Item 2.03 Creation of a Direct Financial Obligation or an Obligation Under an Off-Balance Sheet Arrangement of a Registrant
The information provided in response to Item 1.01 of this report with respect to the debentures we issued on March 27, 2008, is incorporated by reference into this Item 2.03.
Item 3.02 Unregistered Sales of Equity Securities
The information provided in response to Item 1.01 of this report is incorporated by reference into this Item 3.02. The investors in that financing met the accredited investor definition of Rule 501 of the Securities Act. The sales were made in private placements under Section 4(2) of the Securities Act and/or Rule 506 of Regulation D under the Securities Act. The offering was not conducted in connection with a public offering, and no public solicitation or advertisement was made or relied upon by the investor in connection with the offering.

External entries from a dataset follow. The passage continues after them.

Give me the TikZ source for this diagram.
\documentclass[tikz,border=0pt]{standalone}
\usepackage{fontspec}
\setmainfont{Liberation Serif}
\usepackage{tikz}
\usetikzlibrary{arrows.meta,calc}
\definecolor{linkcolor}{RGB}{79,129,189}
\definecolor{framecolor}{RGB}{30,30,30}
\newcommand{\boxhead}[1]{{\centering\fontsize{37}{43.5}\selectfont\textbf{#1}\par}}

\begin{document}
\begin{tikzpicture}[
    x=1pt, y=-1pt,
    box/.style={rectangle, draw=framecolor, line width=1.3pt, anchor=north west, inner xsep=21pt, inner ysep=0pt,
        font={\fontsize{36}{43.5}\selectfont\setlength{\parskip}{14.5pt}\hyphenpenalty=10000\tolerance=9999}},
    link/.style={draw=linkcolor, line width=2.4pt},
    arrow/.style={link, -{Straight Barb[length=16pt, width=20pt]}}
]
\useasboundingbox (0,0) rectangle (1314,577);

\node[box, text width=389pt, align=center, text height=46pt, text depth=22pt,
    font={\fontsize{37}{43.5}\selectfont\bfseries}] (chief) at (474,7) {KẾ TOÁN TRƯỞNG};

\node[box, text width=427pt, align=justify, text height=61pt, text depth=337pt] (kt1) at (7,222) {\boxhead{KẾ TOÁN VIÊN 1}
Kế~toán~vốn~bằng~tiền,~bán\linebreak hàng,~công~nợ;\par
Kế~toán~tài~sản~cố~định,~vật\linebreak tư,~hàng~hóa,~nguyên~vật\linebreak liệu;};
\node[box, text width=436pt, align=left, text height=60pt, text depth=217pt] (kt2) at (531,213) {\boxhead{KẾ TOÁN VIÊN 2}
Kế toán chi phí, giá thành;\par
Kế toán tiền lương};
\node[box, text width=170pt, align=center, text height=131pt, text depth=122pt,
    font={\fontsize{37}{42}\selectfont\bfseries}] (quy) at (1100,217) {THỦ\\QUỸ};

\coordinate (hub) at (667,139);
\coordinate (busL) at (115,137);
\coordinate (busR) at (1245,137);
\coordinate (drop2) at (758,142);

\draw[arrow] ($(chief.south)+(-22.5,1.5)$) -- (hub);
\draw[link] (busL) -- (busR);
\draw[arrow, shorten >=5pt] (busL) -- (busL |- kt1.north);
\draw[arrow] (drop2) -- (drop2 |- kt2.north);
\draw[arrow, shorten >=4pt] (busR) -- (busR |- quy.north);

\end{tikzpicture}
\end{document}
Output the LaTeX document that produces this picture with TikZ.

Item 9.01 Financial Statements and Exhibits
(c) Exhibits.
Exhibit | | Description |
4.1 | | Form of common stock purchase warrant issued in connection with the March 2008 financing |
4.2 | | Form of original issue discount 6.0% senior secured convertible debenture issued in connection with the March 2008 financing |
10.1 | | Securities Purchase Agreement dated as of March 27, 2008 by and among Telanetix, Inc., a Delaware corporation, and the purchasers identified therein related to the original issue discount 6.0% senior secured convertible debenture offering |
SIGNATURE
Pursuant to the requirements of the Securities Exchange Act of 1934, the registrant has duly caused this report to be signed on its behalf by the undersigned hereunto duly authorized.